No curso das investigações sobre a morte de Marielle, também foi assassinado o ex-policial militar Edmilson da Silva de Oliveira, o Macalé, em 2021. Ele é apontado pelas investigações como um elo entre os mandantes e os executores de Marielle.
Apesar de tratarem o caso Marielle como encerrado, as autoridades querem convencer os irmãos Brazão e Rivaldo a colaborarem com a Justiça. Por isso, preveem encaminhá-los para presídios federais diferentes — sem contato um com o outro, os alvos podem cair no dilema de quem vai colaborar primeiro e receber os benefícios penais decorrentes do acordo.
A expectativa é que os casos se mantenham na PF do Rio, comandada pelo delegado Leandro Almada. Ele assina o relatório do caso Marielle e foi o responsável pela investigação que apurou a existência de uma organização criminosa para atrapalhar a resolução do assassinato da vereadora.
Repercussão ampla
Usada pelo ex-ministro da Justiça Flávio Dino para “federalizar” indiretamente o caso Marielle, a lei 10.446 diz que a PF pode ser acionada para investigar casos com “repercussão interestadual ou internacional” relacionadas à “violação de direitos humanos”, aos quais o país “se comprometeu a reprimir em decorrência de tratados internacionais de que seja parte”. Essas mortes provocadas pela contravenção e a milícia em associação com autoridades policiais poderiam ser enquadradas nessa definição.
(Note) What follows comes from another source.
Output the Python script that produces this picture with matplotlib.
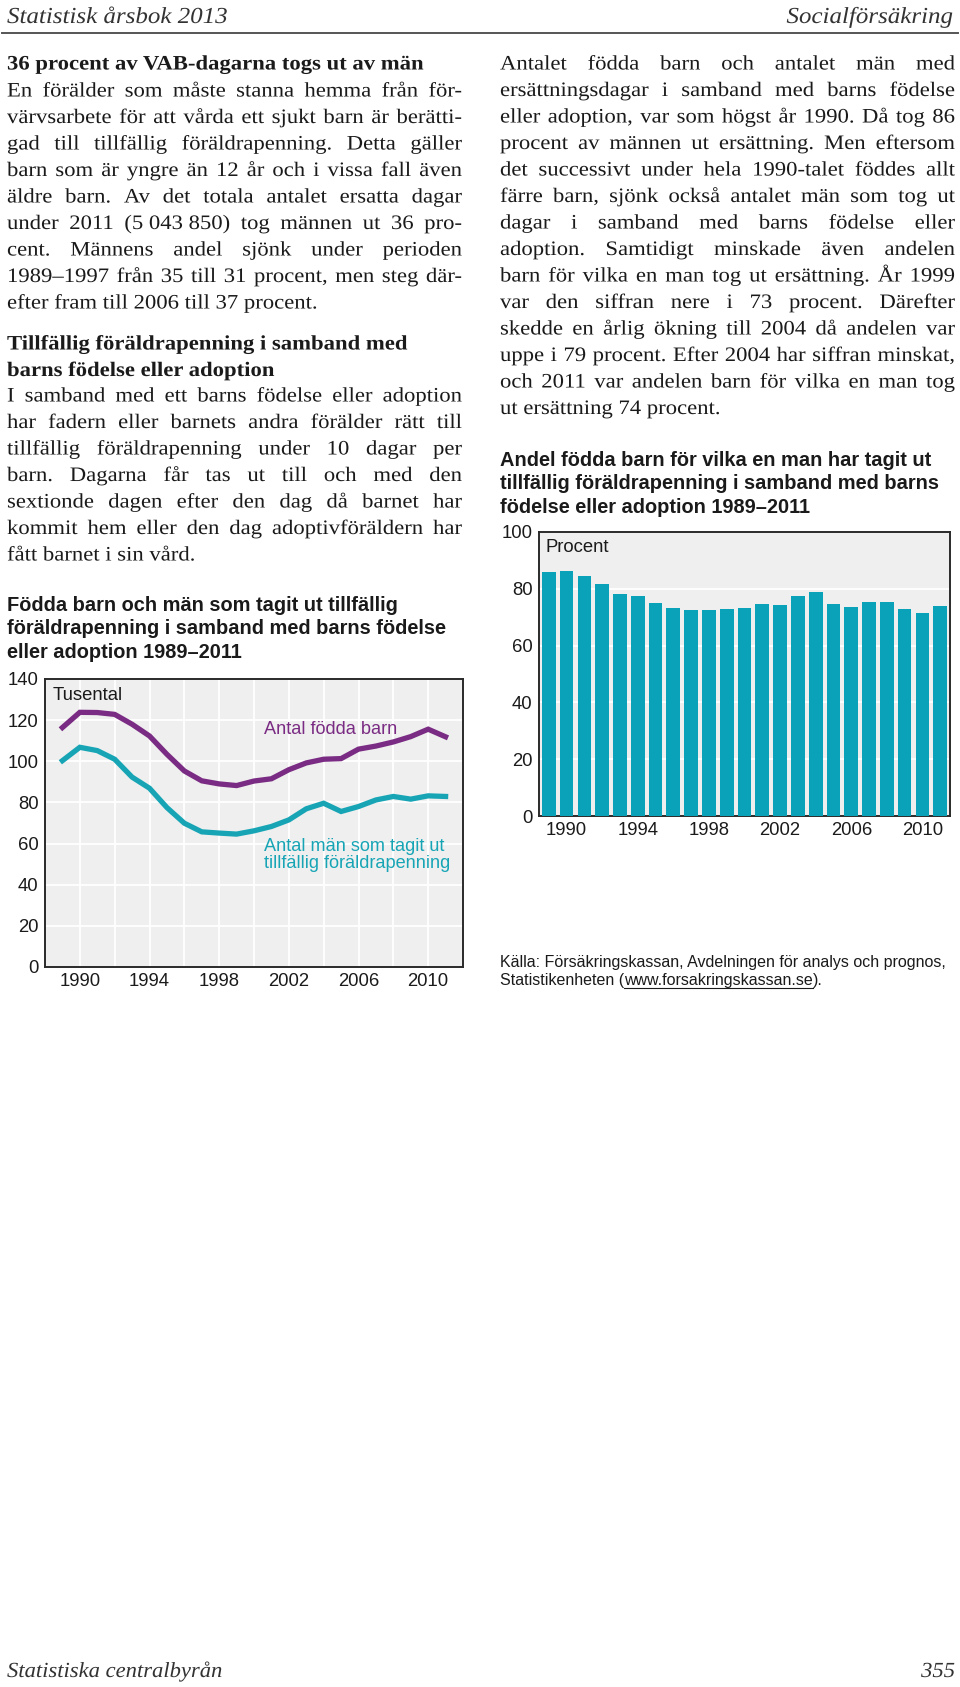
import matplotlib
matplotlib.use("Agg")
import matplotlib.pyplot as plt
from matplotlib.font_manager import FontProperties
from matplotlib.lines import Line2D
from matplotlib.textpath import TextPath, text_to_path
from matplotlib.patches import PathPatch
from matplotlib.transforms import Affine2D

W, H = 960, 1687
DPI = 100
PX = DPI / 72
fig = plt.figure(figsize=(9.6, 16.87), dpi=DPI)
renderer = fig.canvas.get_renderer()

SERIF = "Liberation Serif"
SANS = "Liberation Sans"
INK = "#1a1a1a"
PURPLE = "#7a2b83"
TEAL = "#17a5b6"
BAR = "#0aa2b8"
BG = "#efefef"

# data
years = list(range(1989, 2012))
births = [116.4, 123.8, 123.7, 122.8, 118.0, 112.3, 103.4, 95.3, 90.5, 89.0, 88.2, 90.4,
          91.5, 95.9, 99.2, 101.0, 101.3, 105.9, 107.4, 109.4, 112.0, 115.6, 111.9]
men = [100.3, 106.8, 105.2, 101.0, 92.3, 86.9, 77.5, 69.9, 65.7, 65.1, 64.6, 66.2,
       68.3, 71.5, 76.9, 79.6, 75.6, 78.0, 81.2, 82.9, 81.6, 83.2, 82.9]
share = [85.9, 86.3, 84.6, 81.8, 78.2, 77.6, 74.9, 73.4, 72.4, 72.7, 72.9, 73.4,
         74.7, 74.4, 77.3, 78.8, 74.6, 73.6, 75.3, 75.5, 72.8, 71.6, 74.0]
label_years = [1990, 1994, 1998, 2002, 2006, 2010]

left_title = ["Födda barn och män som tagit ut tillfällig",
              "föräldrapenning i samband med barns födelse",
              "eller adoption 1989–2011"]
right_title = ["Andel födda barn för vilka en man har tagit ut",
               "tillfällig föräldrapenning i samband med barns",
               "födelse eller adoption 1989–2011"]

head1 = ["36 procent av VAB-dagarna togs ut av män"]
para1 = ["En förälder som måste stanna hemma från för-",
         "värvsarbete för att vårda ett sjukt barn är berätti-",
         "gad till tillfällig föräldrapenning. Detta gäller",
         "barn som är yngre än 12 år och i vissa fall även",
         "äldre barn. Av det totala antalet ersatta dagar",
         "under 2011 (5\u00a0043\u00a0850) tog männen ut 36 pro-",
         "cent. Männens andel sjönk under perioden",
         "1989–1997 från 35 till 31 procent, men steg där-",
         "efter fram till 2006 till 37 procent."]
head2 = ["Tillfällig föräldrapenning i samband med",
         "barns födelse eller adoption"]
para2 = ["I samband med ett barns födelse eller adoption",
         "har fadern eller barnets andra förälder rätt till",
         "tillfällig föräldrapenning under 10 dagar per",
         "barn. Dagarna får tas ut till och med den",
         "sextionde dagen efter den dag då barnet har",
         "kommit hem eller den dag adoptivföräldern har",
         "fått barnet i sin vård."]
para3 = ["Antalet födda barn och antalet män med",
         "ersättningsdagar i samband med barns födelse",
         "eller adoption, var som högst år 1990. Då tog 86",
         "procent av männen ut ersättning. Men eftersom",
         "det successivt under hela 1990-talet föddes allt",
         "färre barn, sjönk också antalet män som tog ut",
         "dagar i samband med barns födelse eller",
         "adoption. Samtidigt minskade även andelen",
         "barn för vilka en man tog ut ersättning. År 1999",
         "var den siffran nere i 73 procent. Därefter",
         "skedde en årlig ökning till 2004 då andelen var",
         "uppe i 79 procent. Efter 2004 har siffran minskat,",
         "och 2011 var andelen barn för vilka en man tog",
         "ut ersättning 74 procent."]


def fx(x):
    return x / W


def fy(y):
    return 1 - y / H


def tw(s, fp):
    # advance width in pixels
    return text_to_path.get_text_width_height_descent(s, fp, ismath=False)[0] * PX


def word(s, x, y, fp, sx=1.0, color=INK, ha="left"):
    # text drawn as a path so every word sits on the same baseline
    w = tw(s, fp) * sx
    if ha == "right":
        x -= w
    tr = Affine2D().scale(PX * sx, PX).translate(x, H - y)
    fig.add_artist(PathPatch(TextPath((0, 0), s, prop=fp), transform=tr,
                             fc=color, ec="none", lw=0))
    return w


BODY = FontProperties(family=SERIF, size=14.8)
BOLD = FontProperties(family=SERIF, size=14.8, weight="bold")
STEP = 26.5
COLW = 455

# stretch the serif horizontally (the original face is wider than Times)
space = tw(" ", BODY)
widest = max(sum(tw(w, BODY) for w in l.split(" ")) + space * (len(l.split(" ")) - 1)
             for l in para1 + para2 + para3)
SX = min(1.12, 0.985 * COLW / widest)


def body(lines, x0, y0):
    x1 = x0 + COLW
    for i, line in enumerate(lines):
        y = y0 + i * STEP
        words = line.split(" ")
        if i == len(lines) - 1:
            x = x0
            for w in words:
                x += word(w, x, y, BODY, SX) + space * SX
            continue
        ws = [tw(w, BODY) * SX for w in words]
        gap = (x1 - x0 - sum(ws)) / (len(words) - 1)
        x = x0
        for w, wd in zip(words, ws):
            word(w, x, y, BODY, SX)
            x += wd + gap


def heading(lines, x0, y0):
    for i, line in enumerate(lines):
        word(line, x0, y0 + i * STEP, BOLD, SX)


# page header / footer
ITAL = FontProperties(family=SERIF, style="italic", size=16.5)
FOOT = FontProperties(family=SERIF, style="italic", size=15.5)
word("Statistisk årsbok 2013", 7, 23, ITAL, 1.09, "#333333")
word("Socialförsäkring", 953, 23, ITAL, 1.09, "#333333", ha="right")
fig.add_artist(Line2D([fx(2), fx(958)], [fy(33), fy(33)], color="#555555", lw=1.4,
                      transform=fig.transFigure))
word("Statistiska centralbyrån", 7, 1677, FOOT, 1.05, "#333333")
word("355", 955, 1677, FOOT, 1.05, "#333333", ha="right")

# text columns
heading(head1, 7, 69.5)
body(para1, 7, 96.5)
heading(head2, 7, 349.5)
body(para2, 7, 401.5)
body(para3, 500, 69.5)

# chart titles
for i, t in enumerate(left_title):
    fig.text(fx(7), fy(611 + i * 23.5), t, family=SANS, weight="bold", size=14.4,
             va="baseline", color=INK)
for i, t in enumerate(right_title):
    fig.text(fx(500), fy(466 + i * 23.3), t, family=SANS, weight="bold", size=14.4,
             va="baseline", color=INK)


def style_axes(ax):
    ax.set_facecolor(BG)
    for s in ax.spines.values():
        s.set_color("#2a2a2a")
        s.set_linewidth(1.4)
    ax.tick_params(length=0, labelsize=13.3, labelcolor=INK, pad=4.5)
    for lab in ax.get_xticklabels() + ax.get_yticklabels():
        lab.set_family(SANS)


# left chart: lines
ax1 = fig.add_axes([fx(45), fy(967), (463 - 45) / W, (967 - 679) / H])
ax1.plot(years, births, color=PURPLE, lw=3.8, solid_joinstyle="miter", zorder=3)
ax1.plot(years, men, color=TEAL, lw=3.8, solid_joinstyle="miter", zorder=3)
ax1.set_xlim(1988.5, 2011.5)
ax1.set_ylim(0, 140)
ax1.set_yticks(range(0, 141, 20))
ax1.set_xticks(label_years)
ax1.set_xticks(range(1988, 2013, 2), minor=True)
ax1.tick_params(which="minor", length=0)
ax1.grid(True, which="both", color="white", lw=1.3)
ax1.set_axisbelow(True)
style_axes(ax1)
ax1.text(0.019, 0.944, "Tusental", transform=ax1.transAxes, family=SANS, size=13.3,
         va="center", color=INK)
ax1.text(2000.6, 115.3, "Antal födda barn", family=SANS, size=13.1, va="center",
         color=PURPLE)
ax1.text(2000.6, 54.5, "Antal män som tagit ut\ntillfällig föräldrapenning", family=SANS,
         size=13.1, va="center", color=TEAL, linespacing=0.95)

# right chart: bars
ax2 = fig.add_axes([fx(539), fy(816), (950 - 539) / W, (816 - 532) / H])
ax2.bar(years, share, width=0.77, color=BAR, zorder=3)
ax2.set_xlim(1988.45, 2011.55)
ax2.set_ylim(0, 100)
ax2.set_yticks(range(0, 101, 20))
ax2.set_xticks(label_years)
ax2.grid(True, axis="y", color="white", lw=1.3)
ax2.set_axisbelow(True)
style_axes(ax2)
ax2.text(0.015, 0.947, "Procent", transform=ax2.transAxes, family=SANS, size=13.3,
         va="center", color=INK)

# source
fp_src = FontProperties(family=SANS, size=11.5)
fig.text(fx(500), fy(967), "Källa: Försäkringskassan, Avdelningen för analys och prognos,",
         fontproperties=fp_src, va="baseline", color=INK)
parts = ["Statistikenheten (", "www.forsakringskassan.se", ")."]
x = 500
for k, p in enumerate(parts):
    fig.text(fx(x), fy(985), p, fontproperties=fp_src, va="baseline", color=INK)
    w = renderer.get_text_width_height_descent(p, fp_src, ismath=False)[0]
    if k == 1:
        fig.add_artist(Line2D([fx(x), fx(x + w)], [fy(987.5), fy(987.5)], color=INK,
                              lw=0.8, transform=fig.transFigure))
    x += w

fig.savefig("out.png", dpi=DPI, facecolor="white")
— É preciso que se veja nessa janela uma oportunidade para aprofundar o combate ao crime organizado no Rio de Janeiro e no Brasil — disse ontem o ministro Gilmar Mendes, do STF.
Também com o intuito de dar um novo fôlego a investigações que não chegaram ao fim, a deputada Luciene Cavalcante (PSOL-SP) enviou um ofício ao Ministério Público Federal (MPF) do Rio pedindo que as investigações que foram supervisionadas por Rivaldo sejam revisadas.